Complex, time-consuming and expensive drug development by pharmaceutical companies, including OBI Pharma, is far from unfamiliar. Yet once again, the nation’s enthusiastic push for investing in the biotechnology and pharmaceutical industries, as well as some investors having fallen victim to a situation where others have more information than them — known as information asymmetry — have seen investment losses pile up.
Making information disclosure more transparent and business plans more accountable is one of the essential rules for companies wanting to raise funds from shareholders on the open market. It is also a basic requirement for anyone interested in buying biotech shares to thoroughly examine research data and other information before investing. However, that is always easier said than done.
On Friday, OBI Pharma shares rebounded from four consecutive sessions of 10 percent daily limit declines to end 3.46 percent higher at NT$463 on the local over-the-counter bourse, after investors began offloading shares in the drug developer since it released discouraging results on Monday last week on the second and third-phase clinical trials of a new breast cancer drug, OBI-822.

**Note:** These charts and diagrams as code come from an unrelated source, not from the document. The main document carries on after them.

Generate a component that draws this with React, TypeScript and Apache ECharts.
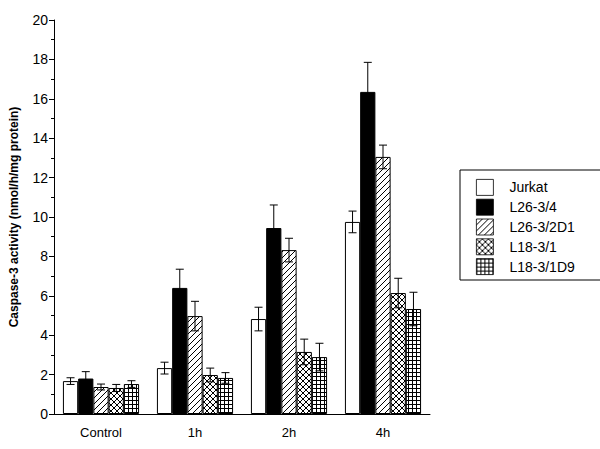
import React, { useEffect, useRef } from "react";
import * as echarts from "echarts";

const categories = ["Control", "1h", "2h", "4h"];
const seriesNames = ["Jurkat", "L26-3/4", "L26-3/2D1", "L18-3/1", "L18-3/1D9"];

const jurkat = [1.67, 2.33, 4.82, 9.75];
const jurkatErr = [0.17, 0.3, 0.6, 0.55];
const l26_34 = [1.8, 6.4, 9.44, 16.35];
const l26_34Err = [0.35, 0.95, 1.17, 1.5];
const l26_2d1 = [1.37, 4.97, 8.32, 13.05];
const l26_2d1Err = [0.15, 0.75, 0.6, 0.6];
const l18_31 = [1.32, 1.98, 3.15, 6.14];
const l18_31Err = [0.18, 0.35, 0.65, 0.75];
const l18_1d9 = [1.52, 1.83, 2.89, 5.33];
const l18_1d9Err = [0.17, 0.27, 0.7, 0.85];

const yTicks = [0, 2, 4, 6, 8, 10, 12, 14, 16, 18, 20];

const values = [jurkat, l26_34, l26_2d1, l18_31, l18_1d9];
const errors = [jurkatErr, l26_34Err, l26_2d1Err, l18_31Err, l18_1d9Err];

const FONT = "'Liberation Sans', Arial, sans-serif";
const GAP = 0.19;

function makeTile(kind: string): HTMLCanvasElement {
  const c = document.createElement("canvas");
  const s = kind === "grid" ? 4 : 6;
  c.width = s;
  c.height = s;
  const g = c.getContext("2d")!;
  g.fillStyle = "#fff";
  g.fillRect(0, 0, s, s);
  g.strokeStyle = "#000";
  g.lineWidth = 1;
  g.beginPath();
  if (kind === "diag" || kind === "cross") {
    g.moveTo(-1, s + 1);
    g.lineTo(s + 1, -1);
    g.moveTo(-1, 1);
    g.lineTo(1, -1);
    g.moveTo(s - 1, s + 1);
    g.lineTo(s + 1, s - 1);
  }
  if (kind === "cross") {
    g.moveTo(-1, -1);
    g.lineTo(s + 1, s + 1);
    g.moveTo(s - 1, -1);
    g.lineTo(s + 1, 1);
    g.moveTo(-1, s - 1);
    g.lineTo(1, s + 1);
  }
  if (kind === "grid") {
    g.moveTo(0.5, 0);
    g.lineTo(0.5, s);
    g.moveTo(0, 0.5);
    g.lineTo(s, 0.5);
  }
  g.stroke();
  return c;
}

export default function App() {
  const ref = useRef<HTMLDivElement>(null);
  useEffect(() => {
    if (!ref.current) return;
    const chart = echarts.init(ref.current, undefined, { renderer: "svg" });
    const fills: any[] = [
      "#ffffff",
      "#000000",
      { image: makeTile("diag"), repeat: "repeat" },
      { image: makeTile("cross"), repeat: "repeat" },
      { image: makeTile("grid"), repeat: "repeat" },
    ];
    const barSeries = seriesNames.map((name, i) => ({
      name,
      type: "bar",
      data: values[i],
      barGap: "0%",
      barCategoryGap: GAP * 100 + "%",
      itemStyle: { color: fills[i], borderColor: "#000", borderWidth: 1 },
      z: 2,
    }));
    const errSeries = seriesNames.map((name, i) => ({
      name: name + " err",
      type: "custom",
      z: 5,
      silent: true,
      data: categories.map((_, j) => [j, values[i][j], errors[i][j]]),
      renderItem: (params: any, api: any) => {
        const idx = api.value(0);
        const v = api.value(1);
        const e = api.value(2);
        const band = api.size([1, 0])[0];
        const bw = (band * (1 - GAP)) / 5;
        const center = api.coord([idx, 0])[0];
        const x = center + (i - 2) * bw;
        const yTop = api.coord([idx, v + e])[1];
        const yBot = api.coord([idx, v - e])[1];
        const cap = 4;
        const st = { stroke: "#000", lineWidth: 1 };
        return {
          type: "group",
          children: [
            { type: "line", shape: { x1: x, y1: yTop, x2: x, y2: yBot }, style: st },
            { type: "line", shape: { x1: x - cap, y1: yTop, x2: x + cap, y2: yTop }, style: st },
            { type: "line", shape: { x1: x - cap, y1: yBot, x2: x + cap, y2: yBot }, style: st },
          ],
        };
      },
    }));
    chart.setOption({
      animation: false,
      backgroundColor: "#fff",
      grid: { left: 53, right: 170, top: 20, bottom: 35, containLabel: false },
      legend: {
        data: seriesNames,
        orient: "vertical",
        left: 460,
        top: 170,
        icon: "rect",
        itemWidth: 17,
        itemHeight: 16,
        itemGap: 3,
        padding: [9, 30, 5, 16],
        borderColor: "#000",
        borderWidth: 1,
        itemStyle: { borderWidth: 0.8, borderColor: "#000" },
        textStyle: {
          color: "#000",
          fontSize: 14,
          lineHeight: 16,
          height: 16,
          fontFamily: FONT,
          padding: [0, 0, 0, 11],
        },
      },
      xAxis: {
        type: "category",
        data: categories,
        axisLine: { lineStyle: { color: "#000", width: 1 } },
        axisTick: { alignWithLabel: true, length: 5, lineStyle: { color: "#000" } },
        axisLabel: { color: "#000", fontSize: 13, fontFamily: FONT, margin: 12 },
      },
      yAxis: {
        type: "value",
        min: yTicks[0],
        max: yTicks[yTicks.length - 1],
        interval: 2,
        name: "Caspase-3 activity (nmol/h/mg protein)",
        nameLocation: "middle",
        nameRotate: 90,
        nameGap: 34,
        nameTextStyle: { color: "#000", fontSize: 12, fontWeight: "bold", fontFamily: FONT },
        axisLine: { show: true, lineStyle: { color: "#000", width: 1 } },
        axisTick: { show: true, length: 5, lineStyle: { color: "#000" } },
        minorTick: { show: true, splitNumber: 2, length: 3, lineStyle: { color: "#000" } },
        splitLine: { show: false },
        axisLabel: { color: "#000", fontSize: 14, fontFamily: FONT, margin: 6 },
      },
      series: [...barSeries, ...errSeries],
    });
    return () => chart.dispose();
  }, []);
  return <div ref={ref} style={{ width: 600, height: 449, position: "absolute", left: 0, top: 0 }} />;
}
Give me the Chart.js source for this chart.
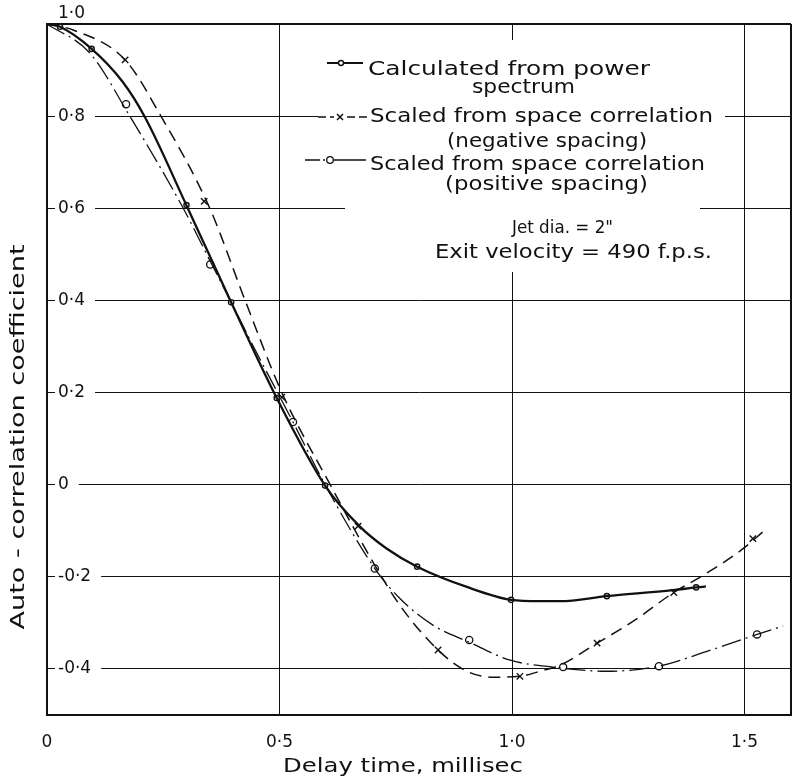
<!DOCTYPE html>
<html>
<head>
<meta charset="utf-8">
<script src="https://cdn.jsdelivr.net/npm/chart.js@4/dist/chart.umd.min.js"></script>
<style>
html,body{margin:0;padding:0;background:#fff;}
#wrap{width:797px;height:780px;position:relative;}
canvas{display:block;}
</style>
</head>
<body>
<div id="wrap"><canvas id="c" width="797" height="780"></canvas></div>
<script>
// ---------- DATA ----------
const xTickValues = [0, 0.5, 1.0, 1.5, 1.6];
const xTickLabels = ['0', '0·5', '1·0', '1·5', ''];
const yTickValues = [-0.4, -0.2, 0, 0.2, 0.4, 0.6, 0.8, 1.0];
const yTickLabels = ['-0·4', '-0·2', '0', '0·2', '0·4', '0·6', '0·8', '1·0'];

// Calculated from power spectrum (solid)
const calcCurveX = [0, 0.028, 0.096, 0.163, 0.211, 0.301, 0.396, 0.494, 0.598, 0.673, 0.731, 0.796, 0.903, 0.998, 1.060, 1.103, 1.204, 1.346, 1.396, 1.417];
const calcCurveY = [1.0, 0.994, 0.946, 0.874, 0.797, 0.604, 0.396, 0.188, -0.002, -0.091, -0.139, -0.178, -0.222, -0.250, -0.253, -0.253, -0.242, -0.229, -0.223, -0.221];
const calcMarkX = [0.028, 0.096, 0.300, 0.396, 0.494, 0.598, 0.796, 0.998, 1.204, 1.396];
const calcMarkY = [0.994, 0.946, 0.607, 0.396, 0.188, -0.002, -0.178, -0.250, -0.242, -0.223];

// Scaled from space correlation, negative spacing (dashed, x)
const negCurveX = [0, 0.056, 0.168, 0.245, 0.350, 0.426, 0.505, 0.609, 0.705, 0.759, 0.841, 0.903, 0.959, 1.017, 1.060, 1.103, 1.183, 1.260, 1.348, 1.411, 1.497, 1.540];
const negCurveY = [1.0, 0.987, 0.922, 0.800, 0.600, 0.400, 0.200, 0.000, -0.175, -0.262, -0.359, -0.405, -0.418, -0.416, -0.405, -0.392, -0.344, -0.297, -0.234, -0.197, -0.139, -0.102];
const negMarkX = [0.168, 0.338, 0.505, 0.669, 0.841, 1.017, 1.183, 1.348, 1.518];
const negMarkY = [0.922, 0.615, 0.190, -0.090, -0.359, -0.416, -0.344, -0.234, -0.117];

// Scaled from space correlation, positive spacing (dash-dot, o)
const posCurveX = [0, 0.092, 0.178, 0.293, 0.351, 0.396, 0.447, 0.529, 0.598, 0.705, 0.759, 0.830, 0.908, 0.996, 1.088, 1.204, 1.316, 1.419, 1.527, 1.583];
const posCurveY = [1.0, 0.937, 0.800, 0.600, 0.485, 0.396, 0.294, 0.136, 0.000, -0.182, -0.247, -0.305, -0.342, -0.381, -0.396, -0.405, -0.394, -0.362, -0.325, -0.307];
const posMarkX = [0.170, 0.351, 0.529, 0.705, 0.908, 1.110, 1.316, 1.527];
const posMarkY = [0.826, 0.478, 0.136, -0.182, -0.337, -0.396, -0.394, -0.325];

const legendLines = ['Calculated from power', 'spectrum', 'Scaled from space correlation', '(negative spacing)', 'Scaled from space correlation', '(positive spacing)'];
const noteLines = ['Jet dia. = 2"', 'Exit velocity = 490 f.p.s.'];
const xTitle = 'Delay time, millisec';
const yTitle = 'Auto - correlation coefficient';

// ---------- STYLE ----------
const INK = '#111';
const FONT = '"DejaVu Sans", "Liberation Sans", sans-serif';
const SOLID_W = 2.3, DASH = [12, 7], DASH_W = 1.5, DASHDOT = [20, 5, 2, 5], DASHDOT_W = 1.3;

const toXY = (xs, ys) => xs.map((x, i) => ({x: x, y: ys[i]}));

function fitText(c, str, x, baseline, width, size, align) {
  c.font = size + 'px ' + FONT;
  const w = c.measureText(str).width;
  const k = width / w;
  c.save();
  c.translate(x, baseline);
  c.scale(k, 1);
  c.textAlign = align || 'left';
  c.textBaseline = 'alphabetic';
  c.fillStyle = INK;
  c.fillText(str, 0, 0);
  c.restore();
}

const annotPlugin = {
  id: 'annot',
  beforeDatasetsDraw(chart) {
    const c = chart.ctx;
    c.save();
    // white legend panel interrupting the grid
    c.fillStyle = '#fff';
    c.fillRect(318, 40, 407, 135);
    c.fillRect(345, 175, 355, 97);

    c.strokeStyle = INK;
    c.fillStyle = INK;
    // sample 1: solid with small circle
    c.lineWidth = 2;
    c.setLineDash([]);
    c.beginPath(); c.moveTo(327, 63); c.lineTo(363, 63); c.stroke();
    c.lineWidth = 1.4;
    c.beginPath(); c.arc(341, 63, 2.5, 0, Math.PI * 2); c.fillStyle = '#fff'; c.fill(); c.stroke();
    // sample 2: dashed with x
    c.lineWidth = 1.5;
    [[318, 326], [330, 334], [347, 355], [359, 367]].forEach(s => {
      c.beginPath(); c.moveTo(s[0], 117); c.lineTo(s[1], 117); c.stroke();
    });
    c.beginPath(); c.moveTo(337, 114); c.lineTo(343, 120); c.moveTo(343, 114); c.lineTo(337, 120); c.stroke();
    // sample 3: dash-dot with o
    c.lineWidth = 1.3;
    c.beginPath(); c.moveTo(305, 160); c.lineTo(320, 160); c.moveTo(323, 160); c.lineTo(325, 160); c.moveTo(334, 160); c.lineTo(366, 160); c.stroke();
    c.beginPath(); c.arc(330, 160, 3.3, 0, Math.PI * 2); c.fillStyle = '#fff'; c.fill(); c.stroke();

    // legend text
    fitText(c, legendLines[0], 368, 75, 282, 19);
    fitText(c, legendLines[1], 472, 93, 103, 19);
    fitText(c, legendLines[2], 370, 122, 343, 19);
    fitText(c, legendLines[3], 447, 147, 200, 19);
    fitText(c, legendLines[4], 370, 170, 335, 19);
    fitText(c, legendLines[5], 445, 190, 203, 19);
    fitText(c, noteLines[0], 512, 233, 101, 17);
    fitText(c, noteLines[1], 435, 258, 277, 19);
    c.restore();
  },
  afterDraw(chart) {
    const c = chart.ctx;
    c.save();
    fitText(c, xTitle, 283, 772, 240, 20);
    c.translate(24, 437);
    c.rotate(-Math.PI / 2);
    fitText(c, yTitle, 0, 0, 385, 20, 'center');
    c.restore();
  }
};

const tickFont = {family: FONT, size: 17};

new Chart(document.getElementById('c').getContext('2d'), {
  type: 'scatter',
  data: {
    datasets: [
      {label: 'Calculated from power spectrum', data: toXY(calcCurveX, calcCurveY), showLine: true,
       borderColor: INK, borderWidth: SOLID_W, pointRadius: 0, cubicInterpolationMode: 'monotone', fill: false},
      {label: 'Calculated (points)', data: toXY(calcMarkX, calcMarkY), showLine: false,
       pointStyle: 'circle', pointRadius: 2.6, pointBorderWidth: 1.4, pointBorderColor: INK, pointBackgroundColor: '#fff'},
      {label: 'Scaled from space correlation (negative spacing)', data: toXY(negCurveX, negCurveY), showLine: true,
       borderColor: INK, borderWidth: DASH_W, borderDash: DASH, pointRadius: 0, cubicInterpolationMode: 'monotone', fill: false},
      {label: 'Negative spacing (points)', data: toXY(negMarkX, negMarkY), showLine: false,
       pointStyle: 'crossRot', pointRadius: 4.5, pointBorderWidth: 1.4, pointBorderColor: INK},
      {label: 'Scaled from space correlation (positive spacing)', data: toXY(posCurveX, posCurveY), showLine: true,
       borderColor: INK, borderWidth: DASHDOT_W, borderDash: DASHDOT, pointRadius: 0, cubicInterpolationMode: 'monotone', fill: false},
      {label: 'Positive spacing (points)', data: toXY(posMarkX, posMarkY), showLine: false,
       pointStyle: 'circle', pointRadius: 3.6, pointBorderWidth: 1.3, pointBorderColor: INK, pointBackgroundColor: '#fff'}
    ]
  },
  options: {
    responsive: false,
    animation: false,
    devicePixelRatio: 1,
    layout: {padding: {top: 24, right: 6, bottom: 0, left: 0}},
    plugins: {legend: {display: false}, tooltip: {enabled: false}, title: {display: false}},
    scales: {
      x: {
        type: 'linear', min: 0, max: 1.6,
        afterBuildTicks: s => { s.ticks = xTickValues.map(v => ({value: v})); },
        afterFit: s => { s.height = 65; s.paddingLeft = 0; s.paddingRight = 0; s.paddingTop = 0; s.paddingBottom = 0; },
        ticks: {autoSkip: false, maxRotation: 0, minRotation: 0, padding: 17, color: INK, font: tickFont,
                callback: (v, i) => xTickLabels[i]},
        grid: {color: INK, drawTicks: false, lineWidth: ctx => (ctx.tick && ctx.tick.value === 1.6) ? 2 : 1},
        border: {display: true, color: INK, width: 2}
      },
      y: {
        type: 'linear', min: -0.5, max: 1.0,
        afterBuildTicks: s => { s.ticks = yTickValues.map(v => ({value: v})); },
        afterFit: s => { s.width = 47; s.paddingLeft = 0; s.paddingRight = 0; s.paddingTop = 0; s.paddingBottom = 0; },
        ticks: {autoSkip: false, mirror: true, padding: 11, color: INK, font: tickFont,
                showLabelBackdrop: ctx => ctx.tick.value !== 1.0,
                backdropColor: '#fff',
                backdropPadding: {top: 2, bottom: 2, left: 3, right: 10},
                callback: (v, i) => (yTickValues[i] === 1.0 ? [yTickLabels[i], ''] : yTickLabels[i])},
        grid: {color: INK, drawTicks: false, lineWidth: ctx => (ctx.tick && ctx.tick.value === 1.0) ? 2 : 1},
        border: {display: true, color: INK, width: 2}
      }
    }
  },
  plugins: [annotPlugin]
});
</script>
</body>
</html>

Controversy involving the firm’s interpretation of its clinical trial data for OBI-822, which studied the investigational immunotherapy in patients with metastatic breast cancer, made local headlines, with management stating that the results still contain “meaningful scientific and clinical information” crucial for future product development, while the market believed that “no statistical significance” in the primary outcome of the study meant that the drug did not pass clinical trials.
OBI Pharma was once the most expensive stock in Taiwan’s biotech sector, while the firm worked in close collaboration with Academia Sinica and its backers included Taiwanese conglomerate Runtex Group. Within a week, OBI Pharma share prices fell 32.01 percent from NT$681, a loss of NT$37.22 billion (US$1.11 billion).
The Taipei Stock Exchange’s biotech index also dropped 9.52 percent for the week, as “bubble” talk returned to the market amid investors’ concerns that some high-flying biotech stocks might have risen to unjustifiable heights.
For now, people are not sure whether the slump in OBI Pharma shares is a short-term phenomenon. They do not know if the rebound on Friday was supported by a company share buyback plan, or the entry of buyers who are willing to hold the stock with a long-term commitment. However, the slump was a reminder of the 20-day share plunge by daily limit in another drug company, Medigen Biotechnology Corp, in July 2014, after it revealed no positive results from an interim study of its liver cancer drug, PI-88.
Biotech companies such as OBI Pharma and Medigen always run the risk that their promising new products might end up being complete failures, or take longer than expected to win regulatory approval. Therefore, for the sake of protecting investors, such firms are required by authorities to exercise disclosure practices and raise red flags when necessary. However, investors all over the world tend to be greedy, usually harbor unrealistic expectations about their investment targets and often ignore red flags if they are making money.
The repeated shock to Taiwanese biotech shares shows that there is still much to learn for both companies and investors. While investors might not necessarily be pessimistic about the sector’s prospects, given the quality of the nation’s medical research and high level of talent in the biotech industry, they should take a more realistic approach when assessing their investment targets, instead of dreaming.